MEDLINE provides authoritative medical information on medicine, nursing, dentistry, veterinary medicine, the health care system, pre-clinical sciences, and much more. Created by the National Library of Medicine, MEDLINE uses MeSH (Medical Subject Headings) indexing with tree, tree hierarchy, subheadings and explosion capabilities to search citations from over 5,400 current biomedical journals.
Depending on your research question, you need to address what type of study would provide the best evidence. When searching for articles, databases often have filters allowing you to acquire specific types of studies.
Systematic Review: It is an intensive review of the literature on a given topic. It uses explicit and rigorous methods to identify the studies included in the review. It also critically appraises and synthesizes all the studies included in the review. - secondary research
Meta-Analysis: Similarly to a systematic they overview extensively the literature on a topic, but they combine the results of all the studies identified in a quantitative way. They synthesizing summaries and make a conclusion that may be used to evaluate therapeutic effectiveness. - secondary research
Randomized Controlled Trial: It is a clinical trial that involves at least one test treatment and one control treatment. There was concurrent enrollment and follows up of the test- and control-treated groups, and in which the treatments were administered by a random process.- primary research
Cohort Study: A study in which subsets of a defined population are identified and studies over a period of time to see the effects of something. - primary research
Cross-sectional Study: A study that describes the relationship between diseases and other factors at one point in time in a defined population. They are often used for comparing diagnostic test.
Retrospective Cohort: A study that follows the same direction of inquiry as a cohort study, but this study design uses information that has been already collected in the past and kept in files or data sets.

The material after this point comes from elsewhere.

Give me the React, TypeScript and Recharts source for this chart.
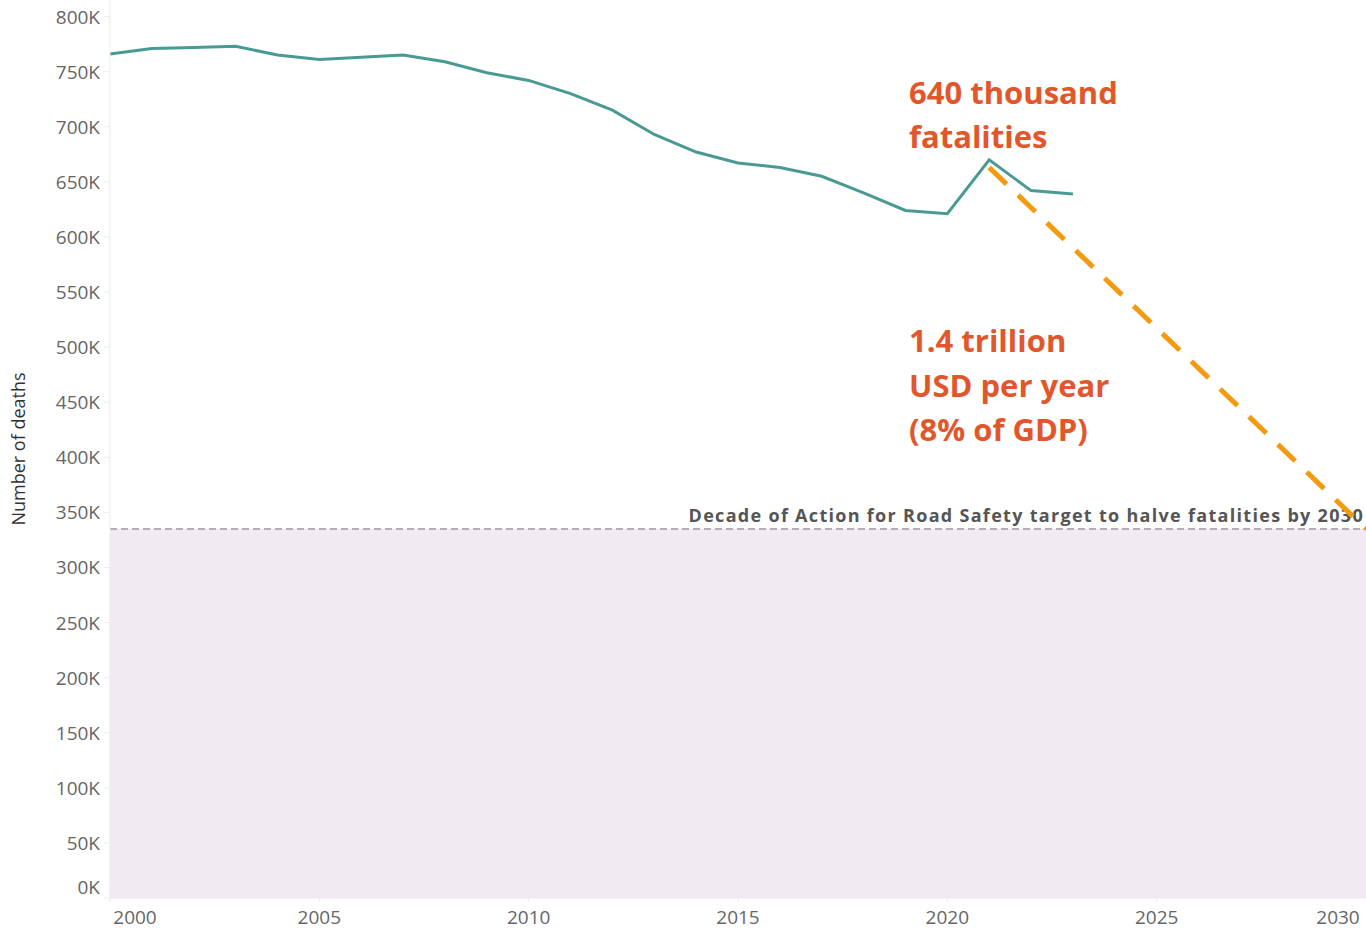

Case Control Study: A study that starts with the identification of persons with a specific condition then compared with a control group who do not have the condition. The relationship of an attribute to the disease is examined by comparing often relying on medical records of and patient recall for data collection. Documenting the frequency or levels of the attribute in each group. These type of studies are often less reliable because showing a statistical significance is harder. - primary research
Case Series / Reports: Articles written about one patient or a series of patients with the same issue. Great for rare diseases, disorders, and drug/treatment reactions. Not the best source of evidence because it focuses on a small group of people, but sometimes it's the only source.
Uses words to describe human behaviors. It answers a wide variety of questions related to human responses to actual or potential health problems. The purpose of qualitative research is to describe, explore and explain the health-related phenomena being studied.
Uses numbers to obtain precise measurements that can later be statistically analyzed. Many quantitative studies test hypotheses. It follows a systematic, subjective approach to examine the relationship between variables with the primary goal being to analyze and represent that relationship mathematically through statistical analysis. This is the type of research approach most commonly used in scientific research problems.
When reading articles and determining which studies to use, have in mind the type of study by reading and critically evaluating their methodology and compare it to levels of evidence.